2. Caponatina di Melanzane
Paired with Cusumano nero D'avola #143610 $16.99

(Sicilian eggplant relish)

This is one of Sicily’s most popular and versatile eggplant dishes. You can eat it with bread, as part of an antipasto, or as a side dish with hot or cold meats or fish. This is the original recipe from Palermo. A caponatina is a “small” caponata.

Ingredients (Serves 4-6)
600g meaty eggplants
Salt
6-8 tbsp olive oil
1 large onion, sliced
2 celery hearts (inner heads only), cut into little chunks
500g ripe tomatoes, chopped
100g pitted green olives
60g salted capers, rinsed
100g slivered almonds
2 ripe but firm pears, cored, peeled and sliced
½ tsp ground cinnamon
½ teaspoon ground cloves
50g caster sugar
50ml white wine vinegar

Ideally you want the pale violet type of eggplant, without too many seeds. Cut the eggplants into cubes the size of a walnut. Immerse in salted water for 1 hour, then drain, squeezing the water out. Pat the eggplants cubes dry.

Heat about 6 tbsp of extra virgin olive oil in a sauté pan and fry the eggplant cubes until golden. Scoop them out with a slotted spoon and set aside. Adding more oil to the pan if necessary, fry the onion until soft, then fry all the other ingredients, apart from the sugar and vinegar. Simmer for about 20 minutes.

Add the eggplant to the mixture with the sugar and wine vinegar. Taste for salt and cook for another 10-15 minutes. Caponata can be eaten warm but it is also delicious cold.

3. Spaghetti con i piselli e mentuccia

(Spaghetti with peas and fresh mint)
Paired with Mezzo Mondo Pino Grigio/Chardonnay #11051 $10.99

Ingredients (serves 4)
600g spaghetti, broken into 5cm-long pieces (optional on breaking pasta)
400g fresh or frozen peas
2 cloves of garlic
1 small onion
1 glass of dry white wine
1 small chili pepper (I used a finely chopped jalapeno chili but you can also use a dried red chili)
1 handful of fresh mint
2 tsps white wine vinegar
1 tsp sugar
Extra virgin olive oil
Salt and pepper

Finely chop the onion, the garlic and the chili pepper.
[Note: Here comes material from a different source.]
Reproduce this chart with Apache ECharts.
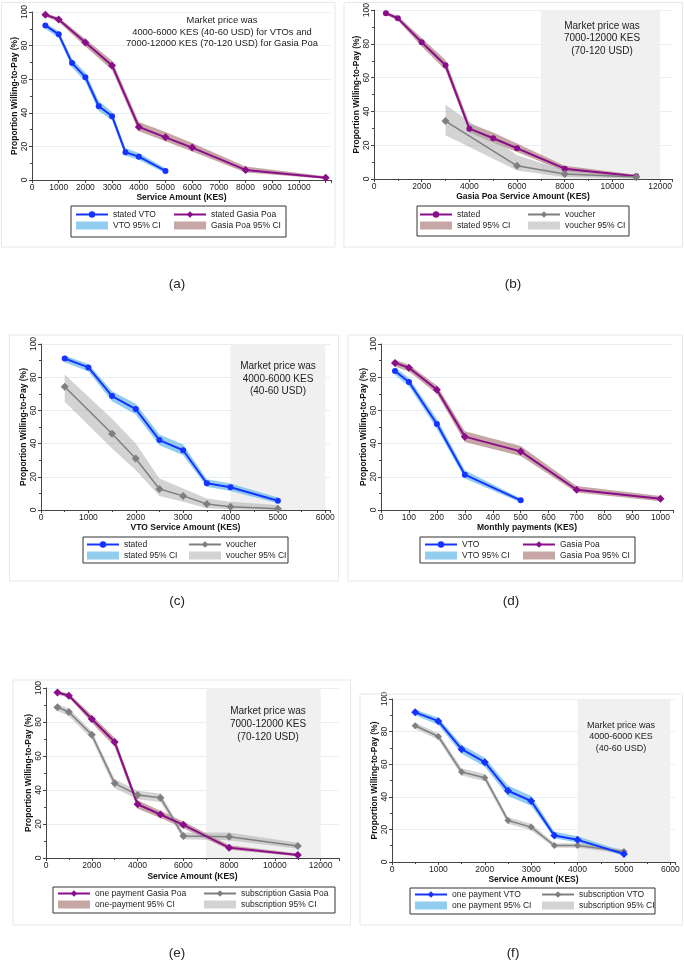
<!DOCTYPE html>
<html>
<head>
<meta charset="utf-8">
<script src="https://cdn.jsdelivr.net/npm/echarts@6/dist/echarts.min.js"></script>
<style>
html,body{margin:0;padding:0;background:#fff}
#chart{width:684px;height:962px}
</style>
</head>
<body>
<div id="chart"></div>
<script>
// (a) stated WTP, VTO vs Gasia Poa
const aVtoX = [500,1000,1500,2000,2500,3000,3500,4000,5000];
const aVto = [92.0,86.7,69.6,61.2,43.9,38.0,16.5,13.9,5.4];
const aVtoLo = [90.0,84.5,67.0,58.5,41.0,35.5,14.5,12.0,4.0];
const aVtoHi = [93.5,88.5,72.0,64.0,47.0,40.5,19.0,16.0,7.0];
const aGpX = [500,1000,2000,3000,4000,5000,6000,8000,11000];
const aGp = [98.4,95.6,81.9,68.2,31.6,25.4,19.3,6.0,1.4];
const aGpLo = [97.3,94.0,79.5,65.5,29.0,23.0,17.0,4.5,0.8];
const aGpHi = [99.2,96.8,84.0,71.0,34.5,28.5,22.0,8.0,2.2];

// (b) Gasia Poa, stated vs voucher
const bStX = [500,1000,2000,3000,4000,5000,6000,8000,11000];
const bSt = [98.2,95.1,81.0,67.3,29.8,24.1,18.2,6.1,1.6];
const bStLo = [97.2,93.8,78.5,64.5,27.5,21.5,16.0,4.5,0.8];
const bStHi = [99.0,96.5,83.5,70.5,33.0,27.5,21.0,7.8,2.5];
const bVoX = [3000,6000,8000,11000];
const bVo = [34.3,7.8,2.9,1.2];
const bVoLo = [25.9,5.0,1.2,0.3];
const bVoHi = [43.9,14.0,5.0,2.5];

// (c) VTO, stated vs voucher
const cStX = [500,1000,1500,2000,2500,3000,3500,4000,5000];
const cSt = [91.3,85.9,68.6,60.8,42.1,36.0,16.1,13.7,5.6];
const cStLo = [89.0,83.5,65.5,57.5,39.0,33.0,14.0,11.5,4.0];
const cStHi = [93.0,88.0,71.5,64.0,45.5,39.5,18.5,16.0,7.5];
const cVoX = [500,1500,2000,2500,3000,3500,4000,5000];
const cVo = [74.2,45.9,31.0,12.7,8.5,3.6,2.0,0.8];
const cVoLo = [65.2,37.0,24.0,8.5,5.0,1.0,0.5,0.0];
const cVoHi = [81.7,55.0,40.0,19.0,13.0,7.0,5.0,3.0];

// (d) monthly payments
const dVtoX = [50,100,200,300,500];
const dVto = [83.7,77.1,51.8,21.3,5.8];
const dVtoLo = [81.5,74.5,49.0,19.0,4.5];
const dVtoHi = [86.0,79.5,55.0,24.0,7.0];
const dGpX = [50,100,200,300,500,700,1000];
const dGp = [88.6,85.7,72.5,44.2,35.3,12.2,6.8];
const dGpLo = [86.5,83.5,70.0,41.0,32.5,10.5,5.3];
const dGpHi = [90.5,87.5,75.0,47.5,38.5,14.5,8.5];

// (e) Gasia Poa, one payment vs subscription
const eX = [500,1000,2000,3000,4000,5000,6000,8000,11000];
const eOne = [97.3,95.5,81.8,68.2,31.6,25.6,19.5,6.1,1.8];
const eOneLo = [96.3,94.2,79.5,65.5,29.0,23.5,17.5,4.8,1.0];
const eOneHi = [98.3,96.7,84.0,70.8,34.0,27.8,21.5,7.5,2.6];
const eSub = [88.7,85.9,72.5,43.9,37.1,35.5,12.9,12.5,7.0];
const eSubLo = [86.5,83.5,70.0,41.0,34.5,33.0,11.0,10.5,5.5];
const eSubHi = [90.5,88.0,74.5,46.5,39.5,38.0,15.0,15.0,9.0];

// (f) VTO, one payment vs subscription
const fX = [500,1000,1500,2000,2500,3000,3500,4000,5000];
const fOne = [91.8,86.4,69.2,61.2,43.7,37.4,16.2,13.6,4.9];
const fOneLo = [90.0,84.0,66.5,58.5,40.5,34.5,14.5,11.8,3.8];
const fOneHi = [93.5,88.5,72.0,64.0,47.0,40.5,18.5,15.8,6.5];
const fSub = [83.6,77.0,55.2,51.7,25.5,21.4,10.1,10.1,6.4];
const fSubLo = [81.8,75.0,53.0,49.5,23.5,19.5,8.8,8.8,5.0];
const fSubHi = [85.5,79.0,57.5,54.0,27.5,23.5,11.5,11.5,7.8];

const FONT = '"Liberation Sans", Arial, Helvetica, sans-serif';
const BLUE = '#1634ff';
const PURPLE = '#8a0d8a';
const GRAY = '#7f7f7f';
const BLUE_CI = 'rgba(110,188,234,0.75)';
const ROSE_CI = 'rgba(175,128,128,0.7)';
const GRAY_CI = 'rgba(175,175,175,0.55)';
const YNAME = 'Proportion Willing-to-Pay (%)';

const chart = echarts.init(document.getElementById('chart'), null, {renderer: 'canvas'});

const grids = [];
const xAxes = [];
const yAxes = [];
const series = [];
const legends = [];
const graphics = [];

function addPanel(g, xcfg, xname, nameGap) {
  grids.push(g);
  const gi = grids.length - 1;
  xAxes.push({
    type: 'value', gridIndex: gi, min: 0, max: xcfg.max, interval: xcfg.step,
    name: xname, nameLocation: 'middle', nameGap: nameGap,
    nameTextStyle: {fontFamily: FONT, fontSize: 8.5, fontWeight: 'bold', color: '#111'},
    axisLine: {lineStyle: {color: '#444', width: 1}},
    axisTick: {length: 3, lineStyle: {color: '#444'}},
    minorTick: {show: !!xcfg.minor, splitNumber: 2, length: 2, lineStyle: {color: '#444'}},
    splitLine: {show: false},
    axisLabel: {
      fontFamily: FONT, fontSize: 8.5, color: '#222', margin: 3,
      formatter: v => (v % xcfg.step === 0 && v <= xcfg.last) ? String(v) : ''
    }
  });
  yAxes.push({
    type: 'value', gridIndex: gi, min: 0, max: 100, interval: 20,
    name: YNAME, nameLocation: 'middle', nameGap: 13,
    nameTextStyle: {fontFamily: FONT, fontSize: 8.5, fontWeight: 'bold', color: '#111'},
    axisLine: {show: true, lineStyle: {color: '#444', width: 1}},
    axisTick: {show: true, length: 3, lineStyle: {color: '#444'}},
    minorTick: {show: true, splitNumber: 2, length: 2, lineStyle: {color: '#444'}},
    splitLine: {show: true, lineStyle: {color: '#e4eef4', width: 1}},
    axisLabel: {fontFamily: FONT, fontSize: 8.5, color: '#222', rotate: 90, margin: 3}
  });
  return gi;
}

// 95% CI band: one polygon, upper edge forward then lower edge back
function addBand(gi, xs, lo, hi, color, name) {
  series.push({
    type: 'custom', name: name, xAxisIndex: gi, yAxisIndex: gi, silent: true, z: 2,
    color: color, itemStyle: {color: color},
    data: xs.map((x, k) => [x, lo[k], hi[k]]),
    encode: {x: 0, y: [1, 2]},
    renderItem: (params, api) => {
      if (params.dataIndex !== 0) return null;
      const pts = [];
      for (let k = 0; k < xs.length; k++) pts.push(api.coord([xs[k], hi[k]]));
      for (let k = xs.length - 1; k >= 0; k--) pts.push(api.coord([xs[k], lo[k]]));
      return {type: 'polygon', shape: {points: pts}, style: {fill: color}};
    }
  });
}

function addLine(gi, xs, ys, color, name, symbol, size, width) {
  series.push({
    type: 'line', name: name, xAxisIndex: gi, yAxisIndex: gi, silent: true,
    data: xs.map((x, k) => [x, ys[k]]), symbol: symbol, symbolSize: size, showSymbol: true,
    color: color, itemStyle: {color: color}, lineStyle: {color: color, width: width}, z: 4
  });
}

function addMarket(gi, from, to) {
  series.push({
    type: 'line', xAxisIndex: gi, yAxisIndex: gi, data: [], silent: true, z: 0,
    markArea: {silent: true, itemStyle: {color: '#f0f0f0'}, data: [[{xAxis: from}, {xAxis: to}]]}
  });
}

function addLegend(col1, col2, top, names) {
  const base = {
    orient: 'vertical', top: top, itemWidth: 32, itemHeight: 8, itemGap: 2, padding: 0,
    selectedMode: false,
    textStyle: {fontFamily: FONT, fontSize: 8.5, color: '#222'},
    formatter: n => n.replace(/\u200b/g, '')
  };
  legends.push(Object.assign({}, base, {left: col1, data: [{name: names[0]}, {name: names[2], icon: 'rect'}]}));
  legends.push(Object.assign({}, base, {left: col2, data: [{name: names[1]}, {name: names[3], icon: 'rect'}]}));
}

function box(x1, y1, x2, y2, color, w) {
  graphics.push({type: 'rect', silent: true, shape: {x: x1, y: y1, width: x2 - x1, height: y2 - y1},
    style: {fill: 'none', stroke: color, lineWidth: w}, z: 100});
}

function note(x, top, lines, size, lh) {
  graphics.push({type: 'text', silent: true, x: x, y: top,
    style: {text: lines.join('\n'), fontFamily: FONT, fontSize: size, lineHeight: lh,
      fill: '#222', align: 'center', verticalAlign: 'top'}, z: 100});
}

function tag(x, y, t) {
  graphics.push({type: 'text', silent: true, x: x, y: y,
    style: {text: t, fontFamily: FONT, fontSize: 13.5, fill: '#222', align: 'center', verticalAlign: 'middle'}, z: 100});
}

// ---- (a)
let gi = addPanel({left: 32, top: 12, width: 299, height: 168}, {max: 11200, step: 1000, last: 10000}, 'Service Amount (KES)', 13);
addBand(gi, aVtoX, aVtoLo, aVtoHi, BLUE_CI, 'VTO 95% CI');
addBand(gi, aGpX, aGpLo, aGpHi, ROSE_CI, 'Gasia Poa 95% CI');
addLine(gi, aVtoX, aVto, BLUE, 'stated VTO', 'circle', 6, 2);
addLine(gi, aGpX, aGp, PURPLE, 'stated Gasia Poa', 'diamond', 8, 2);
addLegend(75, 173, 210, ['stated VTO', 'stated Gasia Poa', 'VTO 95% CI', 'Gasia Poa 95% CI']);
box(71, 206, 286, 237, '#333', 1);
note(222, 15, ['Market price was', '4000-6000 KES (40-60 USD) for VTOs and', '7000-12000 KES (70-120 USD) for Gasia Poa'], 9.4, 11.5);

// ---- (b)
gi = addPanel({left: 374, top: 9, width: 298, height: 170}, {max: 12500, step: 2000, last: 12000, minor: true}, 'Gasia Poa Service Amount (KES)', 13);
addMarket(gi, 7000, 12000);
addBand(gi, bStX, bStLo, bStHi, ROSE_CI, 'stated 95% CI');
addBand(gi, bVoX, bVoLo, bVoHi, GRAY_CI, 'voucher 95% CI');
addLine(gi, bStX, bSt, PURPLE, 'stated', 'circle', 6, 2);
addLine(gi, bVoX, bVo, GRAY, 'voucher', 'diamond', 8, 1.5);
addLegend(419, 527, 210, ['stated', 'voucher', 'stated 95% CI', 'voucher 95% CI']);
box(417, 206, 629, 236, '#333', 1);
note(602, 19.5, ['Market price was', '7000-12000 KES', '(70-120 USD)'], 10, 12.6);

// ---- (c)
gi = addPanel({left: 41, top: 344, width: 289, height: 166}, {max: 6100, step: 1000, last: 6000, minor: true}, 'VTO Service Amount (KES)', 13);
addMarket(gi, 4000, 6000);
addBand(gi, cStX, cStLo, cStHi, BLUE_CI, 'stated 95% CI\u200b');
addBand(gi, cVoX, cVoLo, cVoHi, GRAY_CI, 'voucher 95% CI\u200b');
addLine(gi, cStX, cSt, BLUE, 'stated\u200b', 'circle', 6, 2);
addLine(gi, cVoX, cVo, GRAY, 'voucher\u200b', 'diamond', 8, 1.5);
addLegend(86, 188, 540, ['stated\u200b', 'voucher\u200b', 'stated 95% CI\u200b', 'voucher 95% CI\u200b']);
box(83, 537, 288, 563, '#333', 1);
note(278, 360.5, ['Market price was', '4000-6000 KES', '(40-60 USD)'], 10, 12.2);

// ---- (d)
gi = addPanel({left: 381, top: 344, width: 292, height: 166}, {max: 1045, step: 100, last: 1000}, 'Monthly payments (KES)', 13);
addBand(gi, dVtoX, dVtoLo, dVtoHi, BLUE_CI, 'VTO 95% CI\u200b');
addBand(gi, dGpX, dGpLo, dGpHi, ROSE_CI, 'Gasia Poa 95% CI\u200b');
addLine(gi, dVtoX, dVto, BLUE, 'VTO', 'circle', 6, 2);
addLine(gi, dGpX, dGp, PURPLE, 'Gasia Poa', 'diamond', 8, 2);
addLegend(424, 522, 540, ['VTO', 'Gasia Poa', 'VTO 95% CI\u200b', 'Gasia Poa 95% CI\u200b']);
box(420, 537, 635, 563, '#333', 1);

// ---- (e)
gi = addPanel({left: 46, top: 688, width: 293, height: 170}, {max: 12800, step: 2000, last: 12000, minor: true}, 'Service Amount (KES)', 14);
addMarket(gi, 7000, 12000);
addBand(gi, eX, eOneLo, eOneHi, ROSE_CI, 'one-payment 95% CI');
addBand(gi, eX, eSubLo, eSubHi, GRAY_CI, 'subscription 95% CI');
addLine(gi, eX, eSub, GRAY, 'subscription Gasia Poa', 'diamond', 8, 1.5);
addLine(gi, eX, eOne, PURPLE, 'one payment Gasia Poa', 'diamond', 8, 2);
addLegend(57, 203, 889, ['one payment Gasia Poa', 'subscription Gasia Poa', 'one-payment 95% CI', 'subscription 95% CI']);
box(53, 887, 335, 913, '#333', 1);
note(268, 705, ['Market price was', '7000-12000 KES', '(70-120 USD)'], 10, 13);

// ---- (f)
gi = addPanel({left: 392, top: 699, width: 283, height: 163}, {max: 6100, step: 1000, last: 6000, minor: true}, 'Service Amount (KES)', 12);
addMarket(gi, 4000, 6000);
addBand(gi, fX, fOneLo, fOneHi, BLUE_CI, 'one payment 95% CI');
addBand(gi, fX, fSubLo, fSubHi, GRAY_CI, 'subscription 95% CI\u200b');
addLine(gi, fX, fSub, GRAY, 'subscription VTO', 'diamond', 7, 1.5);
addLine(gi, fX, fOne, BLUE, 'one payment VTO', 'diamond', 8, 2);
addLegend(414, 541, 890, ['one payment VTO', 'subscription VTO', 'one payment 95% CI', 'subscription 95% CI\u200b']);
box(410, 888, 655, 914, '#333', 1);
note(621, 720, ['Market price was', '4000-6000 KES', '(40-60 USD)'], 9, 11.3);

// panel frames
box(1.5, 2.5, 335, 247, '#e3e9ed', 1);
box(344, 2.5, 682.5, 247, '#e3e9ed', 1);
box(9.5, 335, 338.5, 581, '#e3e9ed', 1);
box(348, 335, 682.5, 581, '#e3e9ed', 1);
box(13, 680, 350.5, 925, '#e3e9ed', 1);
box(360, 694, 682.5, 925, '#e3e9ed', 1);

tag(177, 284, '(a)');
tag(513, 284, '(b)');
tag(177, 601, '(c)');
tag(511, 601, '(d)');
tag(177, 953, '(e)');
tag(513, 953, '(f)');

chart.setOption({
  animation: false,
  backgroundColor: '#fff',
  grid: grids,
  xAxis: xAxes,
  yAxis: yAxes,
  legend: legends,
  series: series,
  graphic: graphics
});
</script>
</body>
</html>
Soften the onions in some olive oil and add the garlic and chili. Add the wine and let the alcohol evaporate. Then add the peas and mix well.

In the meantime, heat some water for the pasta. When boiling, add salt and break the spaghetti into it. Add some of the pasta water to the peas, just enough to cover them. Season with salt and pepper and leave them to cook slowly, making sure there is always a couple of cm of liquid.
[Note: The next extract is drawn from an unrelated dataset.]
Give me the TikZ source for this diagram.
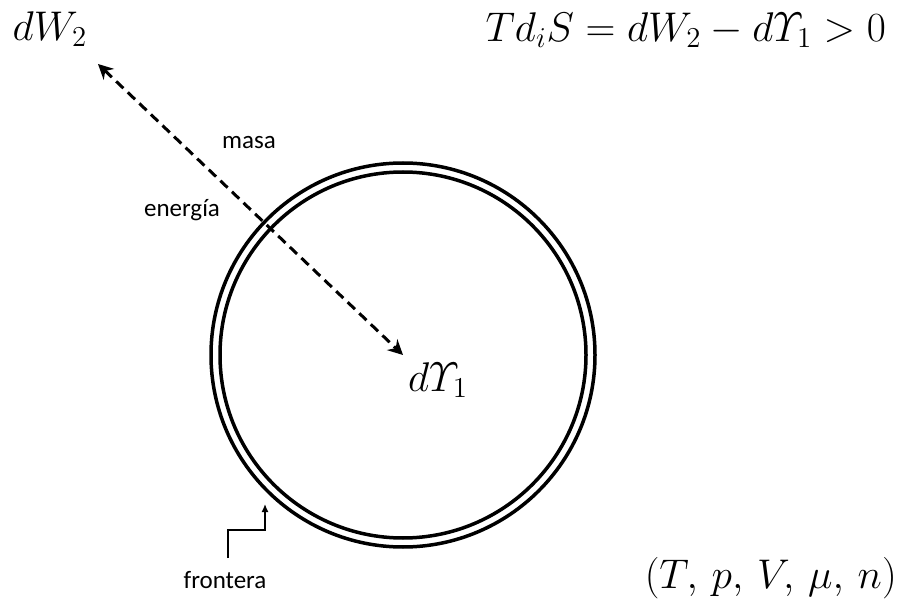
\documentclass[tikz,border=0pt]{standalone}
\usepackage{amsmath}
\usepackage{graphicx}
\usepackage{fontspec}
\setmainfont{Carlito}
\usetikzlibrary{arrows.meta}
\newcommand{\mymathlarge}[1]{\scalebox{2}{\fontsize{20}{22}\selectfont$#1$}}
\begin{document}
\begin{tikzpicture}[x=1pt,y=-1pt,
  mathlbl/.style={inner sep=0pt},
  txt/.style={font=\fontsize{25}{28}\selectfont, inner sep=0pt},
  ring/.style={line width=3.5pt},
  flow/.style={line width=3pt, dash pattern=on 10pt off 6pt,
     {Stealth[length=15pt,width=15pt,inset=5pt]}-{Stealth[length=15pt,width=15pt,inset=5pt]}},
  pointer/.style={line width=1.4pt, -{Latex[length=8pt,width=7pt]}}]
\useasboundingbox (0,0) rectangle (899,601);
\fill[white] (0,0) rectangle (899,601);
% boundary
\coordinate (c) at (403,355);
\draw[ring] (c) circle[radius=192];
\draw[ring] (c) circle[radius=183];
% labels
\node[mathlbl] (dw) at (50,29) {\mymathlarge{dW_2}};
\node[mathlbl, anchor=east] (eq) at (886,30) {\mymathlarge{Td_iS = dW_2 - d\varUpsilon_1 > 0}};
\node[mathlbl] (dy) at (438,380) {\mymathlarge{d\varUpsilon_1}};
\node[mathlbl, anchor=east] (st) at (897,578) {\mymathlarge{(T,\,p,\,V,\,\mu,\,n)}};
\node[txt] (masa) at (249,143) {masa};
\node[txt] (en) at (182,210) {energía};
\node[txt] (fr) at (225,580) {frontera};
% flow arrow
\coordinate (out) at (98,64);
\draw[flow] (out) -- (c);
% boundary pointer
\coordinate (ft) at (265,504);
\draw[pointer] ([xshift=3pt,yshift=13pt]fr.north) |- ([yshift=-26pt]ft) -- (ft);
\end{tikzpicture}
\end{document}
Chop the mint finely and place in a glass. Add the vinegar and the sugar and mix well and then stir into the peas.

When the spaghetti is cooked, add to the peas and mix well, making sure there is still plenty of liquid. Serve with a little grated Parmesan cheese.

It's also very tasty served cold on a hot summer's day.

4. Stuffed Grilled Figs
Paired with Chilled Pellegrion Superiore Dolce Marsala #230367 $11.66 and Toschi Nocello Liqueur #10446 $24.54

1 lb fresh figs
parmesan reggiano
balsamic reduction

To make the Balsamic Reduction:

Heat a saucepan over high heat. Add a cup of balsamic vinegar to the pan and reduce liquid by half. Take pan off of heat immediately.

To make the stuffed figs:

While the balsamic is reducing, heat your broiler on high. Cut the figs in half lengthwise, (but do not cut all the way through). Stuff with Parmesan cheese, cheddar is also good (you can also then wrap the figs with prosciutto), place under the broiler for about 3-4 minutes or until cheese is browned. Serve with balsamic reduction drizzled over top.